DDP should not set grad for globally unused params (#28883)
Summary:
https://github.com/pytorch/pytorch/issues/28294 DDP should not set grad for globally unused parameters
DDP currently computes the param to bucket mapping upfront, and allreduce grads for all params in every iteration. Even if params are unused, it will just set grad to zero. With such behavior, optimizer cannot tell if a param indeed has a zero grad or it is not used in the current iteration. This could trigger convergence problems for optimizers with weight decay and momentum such as SGD. However, DDP cannot simply set grad to None for local unused parameters, as local unused parameters might be used in other processes, and hence we still need to allreduce its grad.
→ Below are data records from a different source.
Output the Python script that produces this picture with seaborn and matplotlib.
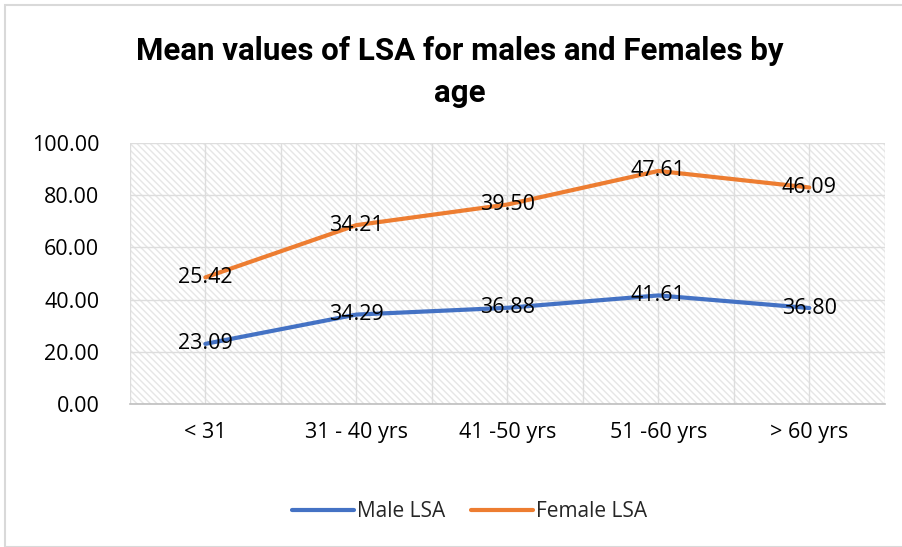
import pandas as pd
import seaborn as sns
import matplotlib.pyplot as plt
from matplotlib.patches import Rectangle

age_groups = ['< 31', '31 - 40 yrs', '41 -50 yrs', '51 -60 yrs', '> 60 yrs']
male_lsa = [23.09, 34.29, 36.88, 41.61, 36.80]
female_lsa = [25.42, 34.21, 39.50, 47.61, 46.09]
y_ticks = [0, 20, 40, 60, 80, 100]

BLUE = '#4472C4'
ORANGE = '#ED7D31'

# Excel "stacked line": female line sits on top of the male line
female_stacked = [m + f for m, f in zip(male_lsa, female_lsa)]

df = pd.DataFrame({
    'age': age_groups * 2,
    'value': male_lsa + female_stacked,
    'series': ['Male LSA'] * 5 + ['Female LSA'] * 5,
})

sns.set_style('white')
plt.rcParams['font.family'] = ['Open Sans', 'DejaVu Sans']

fig = plt.figure(figsize=(9.02, 5.47), dpi=100)
fig.patches.append(Rectangle((0.006, 0.0), 1.2, 0.99, transform=fig.transFigure,
                             fill=False, edgecolor='#D9D9D9', linewidth=1.5))
ax = fig.add_axes([0.144, 0.261, 0.837, 0.478])

# hatched plot area background
ax.add_patch(Rectangle((0, 0), 1, 1, transform=ax.transAxes, facecolor='white',
                       edgecolor='#E6E6E6', hatch='\\\\\\\\\\', linewidth=0, zorder=0))

sns.lineplot(data=df, x='age', y='value', hue='series', sort=False,
             palette={'Male LSA': BLUE, 'Female LSA': ORANGE},
             linewidth=3, ax=ax, zorder=3)

for i, (m, fs, f) in enumerate(zip(male_lsa, female_stacked, female_lsa)):
    ax.text(i, m, f'{m:.2f}', ha='center', va='center', fontsize=15.5,
            color='black', zorder=4)
    ax.text(i, fs, f'{f:.2f}', ha='center', va='center', fontsize=15.5,
            color='black', zorder=4)

ax.set_xlim(-0.5, 4.5)
ax.set_ylim(0, 100)
ax.set_yticks(y_ticks)
ax.set_yticklabels([f'{v:.2f}' for v in y_ticks])
ax.set_xticks(range(len(age_groups)))
ax.set_xticks([i - 0.5 for i in range(len(age_groups) + 1)], minor=True)
ax.tick_params(axis='both', which='both', length=0, labelsize=15.5,
               labelcolor='black')
ax.tick_params(axis='x', pad=13)
ax.tick_params(axis='y', pad=22)
ax.grid(True, axis='y', color='#DDDDDD', linewidth=1)
ax.grid(True, axis='x', which='both', color='#DDDDDD', linewidth=1)
ax.set_axisbelow(True)
ax.set_xlabel('')
ax.set_ylabel('')
for s in ['left', 'right', 'top']:
    ax.spines[s].set_visible(False)
ax.spines['bottom'].set_color('#BFBFBF')
ax.spines['bottom'].set_linewidth(1.2)

handles, labels = ax.get_legend_handles_labels()
ax.legend(handles, labels, loc='center', bbox_to_anchor=(0.5 - 0.05, -0.41),
          ncol=2, frameon=False, fontsize=15, handlelength=3.0,
          handletextpad=0.15, columnspacing=1.2)

fig.text(0.51, 0.868, 'Mean values of LSA for males and Females by\nage',
         ha='center', va='center', fontsize=22.5, fontweight='bold',
         color='black', family=['Roboto', 'DejaVu Sans'], linespacing=1.5)

fig.savefig('out.png', dpi=100)
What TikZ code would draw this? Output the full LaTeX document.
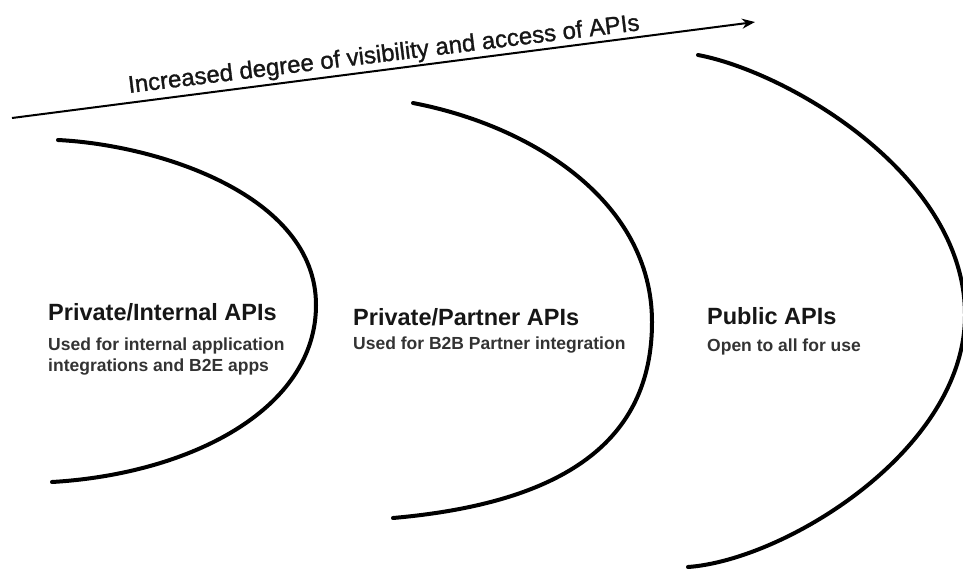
\documentclass[tikz,border=0pt]{standalone}
\usepackage{fontspec}
\setmainfont{Liberation Sans}
\usetikzlibrary{arrows.meta}
\definecolor{subgray}{HTML}{333333}
\definecolor{titleblack}{HTML}{161616}
\begin{document}
\begin{tikzpicture}[x=1pt,y=-1pt,
  arcline/.style={line width=4pt,black,line cap=round},
  toptext/.style={inner sep=0pt,anchor=base west,text=titleblack,font=\fontsize{24}{28}\selectfont\addfontfeature{FakeBold=1.2}},
  titletext/.style={inner sep=0pt,anchor=base west,text=titleblack,font=\fontsize{23.5}{28}\selectfont\bfseries},
  subtext/.style={inner sep=0pt,anchor=base west,align=left,text=subgray,font=\fontsize{17.5}{21}\selectfont\bfseries}]
\useasboundingbox (0,0) rectangle (963,570);
% arrow
\coordinate (as) at (12,118);
\coordinate (ae) at (755,22);
\draw[line width=2pt,-{Stealth[length=13pt,width=10pt]}] (as) -- (ae);
\node[toptext,rotate=7] (lbl) at (129,93) {Increased degree of visibility and access of APIs};
% arcs
\coordinate (t1) at (58,140); \coordinate (r1) at (316,305); \coordinate (b1) at (52,482);
\coordinate (t2) at (413,103); \coordinate (r2) at (652,322); \coordinate (b2) at (393,518);
\coordinate (t3) at (698,55); \coordinate (r3) at (965,315); \coordinate (b3) at (688,567);
\draw[arcline] (t1) .. controls (158,145) and (316,195) .. (r1) .. controls (316,410) and (189,474) .. (b1);
\draw[arcline] (t2) .. controls (533,126) and (652,202) .. (r2) .. controls (652,442) and (563,503) .. (b2);
\draw[arcline] (t3) .. controls (788,72) and (965,175) .. (r3) .. controls (965,450) and (785,560) .. (b3);
% labels
\node[titletext] (n1) at (48,320) {Private/Internal APIs};
\node[subtext] (s1) at (48,350) {Used for internal application};
\node[subtext] (s1b) at (48,371) {integrations and B2E apps};
\node[titletext] (n2) at (353,325) {Private/Partner APIs};
\node[subtext] (s2) at (353,349) {Used for B2B Partner integration};
\node[titletext] (n3) at (707,324) {Public APIs};
\node[subtext] (s3) at (707,351) {Open to all for use};
\end{tikzpicture}
\end{document}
Instead DDP should figure out the globally unused parameters and skip touching their grad in the end of backward.
Implementation summary:
* Add locally used parameter map for each model replica.
* Mark the locally unused parameters in the end of forward and then reduce to get the globally unused parameters.
* In the end of backward skip touching grad for those globally unused parameters.
* Add a unit test test_global_local_unused_params_grad
Pull Request resolved: https://github.com/pytorch/pytorch/pull/28883
Differential Revision: D18491530
Pulled By: mrshenli
fbshipit-source-id: 24e9b5f20df86c34ddbf9c7106250fd6ce186699